• **Task brief**
Copy out the listing that follows, exact in every word, and skip the images.

* * *

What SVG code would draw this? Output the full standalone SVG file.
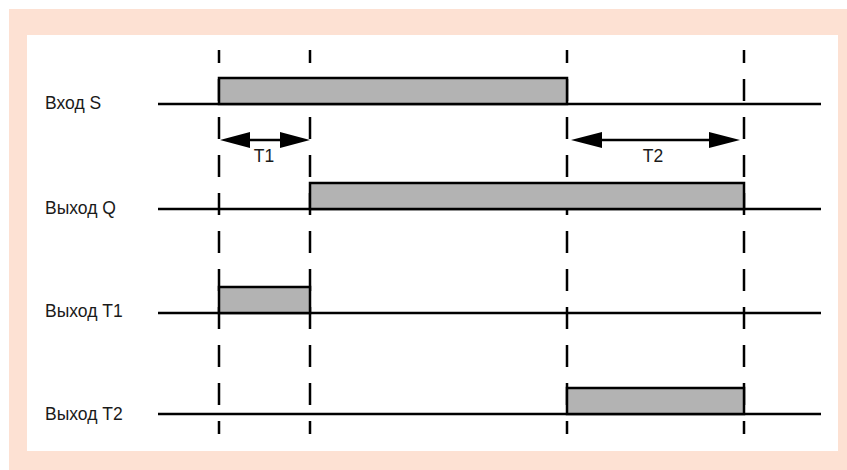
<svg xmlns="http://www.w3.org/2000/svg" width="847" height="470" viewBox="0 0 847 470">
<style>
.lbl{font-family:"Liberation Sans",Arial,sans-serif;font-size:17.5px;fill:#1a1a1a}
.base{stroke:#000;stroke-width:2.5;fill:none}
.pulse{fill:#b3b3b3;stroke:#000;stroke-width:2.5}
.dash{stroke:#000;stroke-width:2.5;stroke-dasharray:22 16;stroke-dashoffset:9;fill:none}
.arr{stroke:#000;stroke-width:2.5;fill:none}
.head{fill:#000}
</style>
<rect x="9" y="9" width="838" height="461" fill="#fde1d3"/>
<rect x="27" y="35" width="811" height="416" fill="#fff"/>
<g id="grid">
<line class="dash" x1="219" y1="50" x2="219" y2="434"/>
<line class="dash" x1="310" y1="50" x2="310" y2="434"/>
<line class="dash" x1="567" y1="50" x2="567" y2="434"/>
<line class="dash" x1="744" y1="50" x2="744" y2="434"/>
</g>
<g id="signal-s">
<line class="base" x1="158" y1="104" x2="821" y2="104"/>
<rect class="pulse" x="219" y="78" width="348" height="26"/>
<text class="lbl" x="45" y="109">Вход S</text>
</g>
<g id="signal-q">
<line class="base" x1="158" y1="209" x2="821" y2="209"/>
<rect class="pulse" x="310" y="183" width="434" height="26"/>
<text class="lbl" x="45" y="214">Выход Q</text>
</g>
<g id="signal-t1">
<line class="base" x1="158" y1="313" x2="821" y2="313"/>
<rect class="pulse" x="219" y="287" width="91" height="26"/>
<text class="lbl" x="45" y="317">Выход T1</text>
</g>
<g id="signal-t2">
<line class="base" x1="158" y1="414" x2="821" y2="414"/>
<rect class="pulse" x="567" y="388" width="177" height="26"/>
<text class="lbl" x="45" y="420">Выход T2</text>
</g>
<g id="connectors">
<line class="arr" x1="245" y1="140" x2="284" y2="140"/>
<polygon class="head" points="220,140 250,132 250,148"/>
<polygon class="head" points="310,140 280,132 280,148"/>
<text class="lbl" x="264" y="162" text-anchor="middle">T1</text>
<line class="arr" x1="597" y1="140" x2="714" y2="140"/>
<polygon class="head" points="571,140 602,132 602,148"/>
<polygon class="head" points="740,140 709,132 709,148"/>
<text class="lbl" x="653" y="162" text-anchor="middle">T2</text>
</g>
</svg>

* * *

• **Full response**
What SVG code would draw this? Output the full standalone SVG file.
<svg xmlns="http://www.w3.org/2000/svg" width="847" height="470" viewBox="0 0 847 470">
<style>
.lbl{font-family:"Liberation Sans",Arial,sans-serif;font-size:17.5px;fill:#1a1a1a}
.base{stroke:#000;stroke-width:2.5;fill:none}
.pulse{fill:#b3b3b3;stroke:#000;stroke-width:2.5}
.dash{stroke:#000;stroke-width:2.5;stroke-dasharray:22 16;stroke-dashoffset:9;fill:none}
.arr{stroke:#000;stroke-width:2.5;fill:none}
.head{fill:#000}
</style>
<rect x="9" y="9" width="838" height="461" fill="#fde1d3"/>
<rect x="27" y="35" width="811" height="416" fill="#fff"/>
<g id="grid">
<line class="dash" x1="219" y1="50" x2="219" y2="434"/>
<line class="dash" x1="310" y1="50" x2="310" y2="434"/>
<line class="dash" x1="567" y1="50" x2="567" y2="434"/>
<line class="dash" x1="744" y1="50" x2="744" y2="434"/>
</g>
<g id="signal-s">
<line class="base" x1="158" y1="104" x2="821" y2="104"/>
<rect class="pulse" x="219" y="78" width="348" height="26"/>
<text class="lbl" x="45" y="109">Вход S</text>
</g>
<g id="signal-q">
<line class="base" x1="158" y1="209" x2="821" y2="209"/>
<rect class="pulse" x="310" y="183" width="434" height="26"/>
<text class="lbl" x="45" y="214">Выход Q</text>
</g>
<g id="signal-t1">
<line class="base" x1="158" y1="313" x2="821" y2="313"/>
<rect class="pulse" x="219" y="287" width="91" height="26"/>
<text class="lbl" x="45" y="317">Выход T1</text>
</g>
<g id="signal-t2">
<line class="base" x1="158" y1="414" x2="821" y2="414"/>
<rect class="pulse" x="567" y="388" width="177" height="26"/>
<text class="lbl" x="45" y="420">Выход T2</text>
</g>
<g id="connectors">
<line class="arr" x1="245" y1="140" x2="284" y2="140"/>
<polygon class="head" points="220,140 250,132 250,148"/>
<polygon class="head" points="310,140 280,132 280,148"/>
<text class="lbl" x="264" y="162" text-anchor="middle">T1</text>
<line class="arr" x1="597" y1="140" x2="714" y2="140"/>
<polygon class="head" points="571,140 602,132 602,148"/>
<polygon class="head" points="740,140 709,132 709,148"/>
<text class="lbl" x="653" y="162" text-anchor="middle">T2</text>
</g>
</svg>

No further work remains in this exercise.